A public radio commentary

When my friends tell me they're getting rid of their home phones - called a landline - and moving only to their mobile phones, I look them in the eye and say sternly "Remember the five nines!"

I'm not referring to any kind of numerology, but am alluding instead to the holy grail of reliability used by all engineers: The five nines refer to the numbers in ninety-nine point nine nine nine percent. [99.999%] The landline telephone network meets this standard: It operates 99.999% of the time. This translates into only five minutes of downtime in a year's operation. Contrast this to the 98% reliability of the cell phone network: That 98% sounds like a lot, but it means that for 10,500 minutes of every year a cell phone won't connect!

I know that it seems a brand, spanking new technology like cell phones should beat the heck out of a 19th century technology like landline phones. Yet those 19th century roots are the source of reliability.

For example, ever notice that in a blackout your phone stays on? Since the telephone system rose before a comprehensive power grid covered the country, the telephone company developed their own batteries that power your phone from the central switching station. In contrast cell phone towers depend on the power grid: No power to the tower, no service to the cell phone.

Through 100 years of slow and steady growth the telephone system has developed extremely reliable switches, even entering the digital age. Yet, again, a major source of reliability is a 19th century one: Human intervention. Yes, people still monitor the network's operation. In fact, many telephone outages are ended when a human sees something wrong and simply throws a switch.

Yet Landlines are disappearing. In the coming year some 19 million fewer people will drop their home phone lines. A new Federal Law allows cell customers to keep their number when they change wireless providers. This has enticed millions to "cut the cord" and rely only on cell phones. Will the cell phone network become as reliable as the landline network? Perhaps not.

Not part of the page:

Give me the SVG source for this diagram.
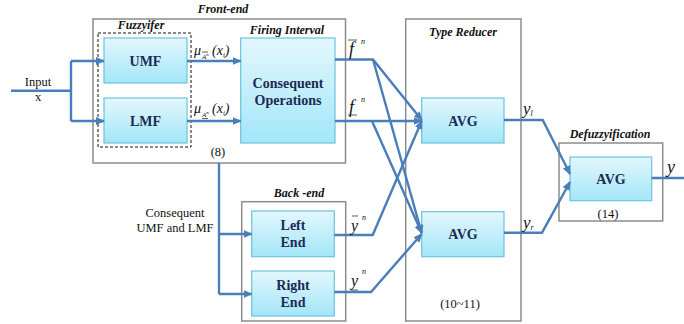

You see right now the FCC and the Homeland Security Administration disagree about whether to make cell network outages public. The FCC says "yes," crediting the public reports of the landline companies with dramatically improving network quality. Homeland Security says "no", outage reports would be a blueprint for terrorists who want to disrupt the U.S. They would provide a road map for targeting network stress points and vulnerabilities.

Perhaps. But if we all just keep our 19th century phones, we could defend our 21st century communications from terroirst attacks!